Word Lattices

A word lattice is a directed acyclic graph with a single start point and edges labeled with a word and weight. Unlike confusion networks which additionally impose the requirement that every path must pass through every node, word lattices can represent any finite set of strings (although this generality makes word lattices slightly less space-efficient than confusion networks). However, in general a word lattice can represent an exponential number of sentences in polynomial space. Here is an example lattice showing possible ways of decompounding some compound words in German:

Moses can decode input represented as a word lattice, and, in most useful cases, do this far more efficiently than if each sentence encoded in the lattice were decoded serially. When Moses translates input encoded as a word lattice the translation it chooses maximizes the translation probability along any path in the input (but, to be clear, a single translation hypothesis in Moses corresponds to a single path through the input lattice).

How to represent lattice inputs

Lattices are encoded by ordering the nodes in a topological ordering (there may be more than one way to do this- in general, any one is as good as any other, but see the comments on -max-phrase-length below) and using this ordering to assign consecutive numerical IDs to the nodes. Then, proceeding in order through the nodes, each node lists its outgoing edges and any weights associated with them. For example, the above lattice can be written in the moses format (also called the Python lattice format -- PLF):

 (
  (
   ('einen', 1.0, 1),
  ),
  (
   ('wettbewerbsbedingten', 0.5, 2),
   ('wettbewerbs', 0.25, 1),
   ('wettbewerb', 0.25, 1),
  ),
  (
   ('bedingten', 1.0, 1),
  ),
  (
   ('preissturz', 0.5, 2),
   ('preis', 0.5, 1),
  ),
  (
   ('sturz', 1.0, 1),
  ),
 )

The second number is the probability associated with an edge. The third number is distance between the start and end nodes of the edge, defined as the numerical ID of the end node minus the numerical ID of the start node. Note that the nodes must be numbered in topological order for the distance calculation.

Typically, one writes lattices this with no spaces, on a single line as follows:

 ((('einen',1.0,1),),(('wettbewerbsbedingten',0.5,2),('wettbewerbs',0.25,1), \
 ('wettbewerb',0.25, 1),),(('bedingten',1.0,1),),(('preissturz',0.5,2), \
 ('preis',0.5,1),),(('sturz',1.0,1),),)

Configuring moses to translate lattices

To indicate that moses will be reading lattices in PLF format, you need to specify -inputtype 2 on the command line or in the moses.ini configuration file.
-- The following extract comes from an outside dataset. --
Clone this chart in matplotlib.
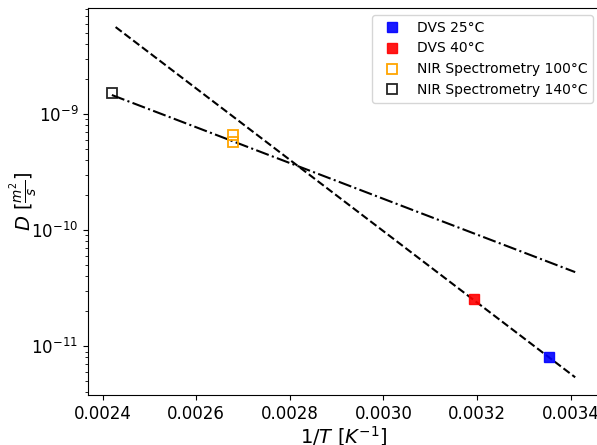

Additionally, it is necessary to specify the feature weight that will be used to incorporate arc probability (may not necessarily be a probability!) into the translation model. To do this, add -weight-i X where X is any real number.
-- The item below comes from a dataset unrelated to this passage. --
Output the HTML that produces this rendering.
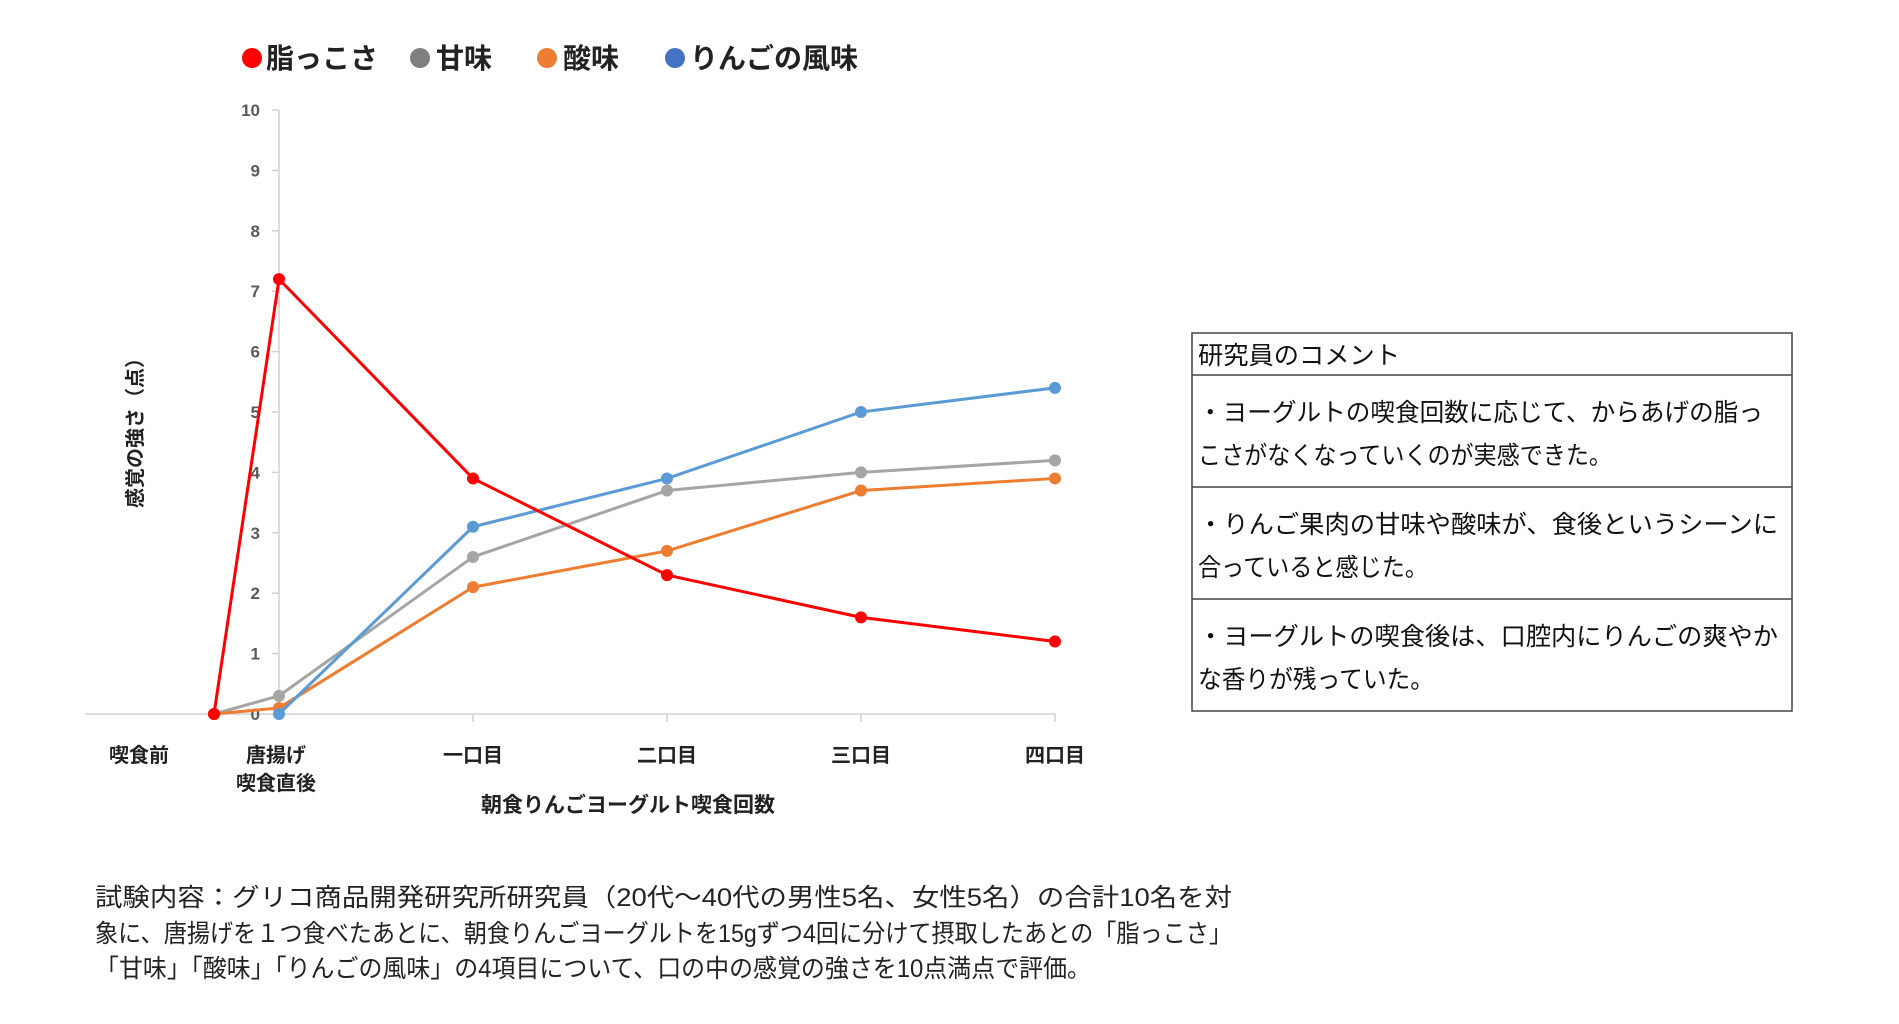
<!DOCTYPE html>
<html><head><meta charset="utf-8"><style>
body{margin:0;background:#fff;}
svg{display:block;font-family:"Liberation Sans","Noto Sans CJK JP",sans-serif;}
</style></head><body>
<svg id="chart" width="1899" height="1024" viewBox="0 0 1899 1024">
<g id="legend" font-weight="bold" font-size="28" fill="#222">
 <g><circle cx="252" cy="58" r="10" fill="#FF0000"/><text x="266" y="68">脂っこさ</text></g>
 <g><circle cx="420" cy="58" r="10" fill="#7F7F7F"/><text x="436" y="68">甘味</text></g>
 <g><circle cx="547" cy="58" r="10" fill="#ED7D31"/><text x="563" y="68">酸味</text></g>
 <g><circle cx="675" cy="58" r="10" fill="#4472C4"/><text x="690" y="68">りんごの風味</text></g>
</g>
<g id="axes"></g>
<g id="series"></g>
<text transform="translate(142,428) rotate(-90)" text-anchor="middle" font-size="20" font-weight="bold" fill="#222">感覚の強さ（点）</text>
<text x="628" y="812" text-anchor="middle" font-size="21" font-weight="bold" fill="#222">朝食りんごヨーグルト喫食回数</text>
<g font-size="25" fill="#111">
 <rect x="1192" y="333" width="600" height="378" fill="none" stroke="#444" stroke-width="1.5"/>
 <line x1="1192" y1="375" x2="1792" y2="375" stroke="#444" stroke-width="1.5"/>
 <line x1="1192" y1="487" x2="1792" y2="487" stroke="#444" stroke-width="1.5"/>
 <line x1="1192" y1="599" x2="1792" y2="599" stroke="#444" stroke-width="1.5"/>
 <text x="1198" y="364" textLength="202" lengthAdjust="spacingAndGlyphs">研究員のコメント</text>
 <text x="1198" y="421" textLength="565" lengthAdjust="spacingAndGlyphs">・ヨーグルトの喫食回数に応じて、からあげの脂っ</text>
 <text x="1198" y="464" textLength="414" lengthAdjust="spacingAndGlyphs">こさがなくなっていくのが実感できた。</text>
 <text x="1198" y="533" textLength="580" lengthAdjust="spacingAndGlyphs">・りんご果肉の甘味や酸味が、食後というシーンに</text>
 <text x="1198" y="576" textLength="230" lengthAdjust="spacingAndGlyphs">合っていると感じた。</text>
 <text x="1198" y="645" textLength="580" lengthAdjust="spacingAndGlyphs">・ヨーグルトの喫食後は、口腔内にりんごの爽やか</text>
 <text x="1198" y="688" textLength="236" lengthAdjust="spacingAndGlyphs">な香りが残っていた。</text>
</g>
<g font-size="25" fill="#222">
 <text x="95" y="906" textLength="1137" lengthAdjust="spacingAndGlyphs">試験内容：グリコ商品開発研究所研究員（20代～40代の男性5名、女性5名）の合計10名を対</text>
 <text x="95" y="942" textLength="1137" lengthAdjust="spacingAndGlyphs">象に、唐揚げを１つ食べたあとに、朝食りんごヨーグルトを15gずつ4回に分けて摂取したあとの「脂っこさ」</text>
 <text x="95" y="977" textLength="996" lengthAdjust="spacingAndGlyphs">「甘味」「酸味」「りんごの風味」の4項目について、口の中の感覚の強さを10点満点で評価。</text>
</g>
</svg>
<script>
const categories = ["喫食前","唐揚げ\n喫食直後","一口目","二口目","三口目","四口目"];
const fatValues = [0, 7.2, 3.9, 2.3, 1.6, 1.2];
const sweetValues = [0, 0.3, 2.6, 3.7, 4.0, 4.2];
const sourValues = [0, 0.1, 2.1, 2.7, 3.7, 3.9];
const appleValues = [null, 0, 3.1, 3.9, 5.0, 5.4];
const yTicks = [0,1,2,3,4,5,6,7,8,9,10];

const NS = "http://www.w3.org/2000/svg";
function yScale(v){ return 714 - v * 60.4; }
function xScale(i){ return i === 0 ? 214 : 279 + (i - 1) * 194; }
function mk(tag, attrs, parent){ const e = document.createElementNS(NS, tag); for (const k in attrs) e.setAttribute(k, attrs[k]); parent.appendChild(e); return e; }

const axes = document.getElementById("axes");
const yAxis = mk("line", {x1:279, y1:yScale(10), x2:279, y2:yScale(0), stroke:"#d0d0d0", "stroke-width":1.5}, axes);


const xAxis = mk("line", {x1:85, y1:yScale(0), x2:1055, y2:yScale(0), stroke:"#d0d0d0", "stroke-width":1.5}, axes);


yTicks.forEach(t => {
  mk("line", {x1:272, y1:yScale(t), x2:279, y2:yScale(t), stroke:"#d0d0d0", "stroke-width":1.5}, axes);
  const lbl = mk("text", {x:260, y:yScale(t)+6, "text-anchor":"end", "font-size":17, "font-weight":"bold", fill:"#595959"}, axes);
  lbl.textContent = t;
  
  
});
const labelX = [139, 276, 473, 667, 861, 1055];
categories.forEach((c, i) => {
  if (i >= 2) mk("line", {x1:xScale(i), y1:yScale(0), x2:xScale(i), y2:yScale(0)+8, stroke:"#d0d0d0", "stroke-width":1.5}, axes);
  c.split("\n").forEach((ln, j) => {
    const t = mk("text", {x:labelX[i], y:762 + j*28, "text-anchor":"middle", "font-size":20, "font-weight":"bold", fill:"#222"}, axes);
    t.textContent = ln;
    
    
  });
});

const seriesG = document.getElementById("series");
function drawSeries(vals, color, name){
  const g = mk("g", {}, seriesG);
  
  
  const pts = [];
  vals.forEach((v, i) => { if (v !== null) pts.push([xScale(i), yScale(v)]); });
  const pl = mk("polyline", {points: pts.map(p => p.join(",")).join(" "), fill:"none", stroke:color, "stroke-width":3, "stroke-linejoin":"round"}, g);
  
  
  pts.forEach(p => {
    const c = mk("circle", {cx:p[0], cy:p[1], r:6, fill:color}, g);
    
    
  });
}
drawSeries(sweetValues, "#A5A5A5", "sweet-series");
drawSeries(sourValues, "#ED7D31", "sour-series");
drawSeries(appleValues, "#5B9BD5", "apple-series");
drawSeries(fatValues, "#FF0000", "fat-series");
</script>
</body></html>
In word lattices, the phrase length limit imposed by the -max-phrase-length parameter (default: 20) limits the difference between the indices of the start and the end node of a phrase. If your lattice contains long jumps, you may need to increase -max-phrase-length and/or renumber the nodes to make the jumps smaller.

Verifying PLF files with checkplf

The command moses-cmd/src/checkplf reads a PLF (lattice format) input file and verifies the format as well as producing statistics.

Here's an example running the application on buggy input:

 ./checkplf < tanaka.plf  
 Reading PLF from STDIN...
 Line 1: edge goes beyond goal node at column position 8, edge label = 'ＴＡＮＡＫＡ'
   Goal node expected at position 12, but edge references a node at position 13

Here's an example running the application on good input:

 christopher-dyers-macbook:src redpony$ ./checkplf < ok.plf 
 Reading PLF from STDIN... 
 PLF format appears to be correct.
 STATISTICS:
        Number of lattices: 1
     Total number of nodes: 7
     Total number of edges: 9
           Average density: 1.28571 edges/node
     Total number of paths: 4
   Average number of paths: 4

Citation

If you use Moses's lattice translation in your research, please cite the following paper:

Chris Dyer, Smaranda Muresan, and Philip Resnik. Generalizing Word Lattice Translation. In Proceedings of the Annual Meeting of the Association for Computational Linguistics (ACL), July 2008.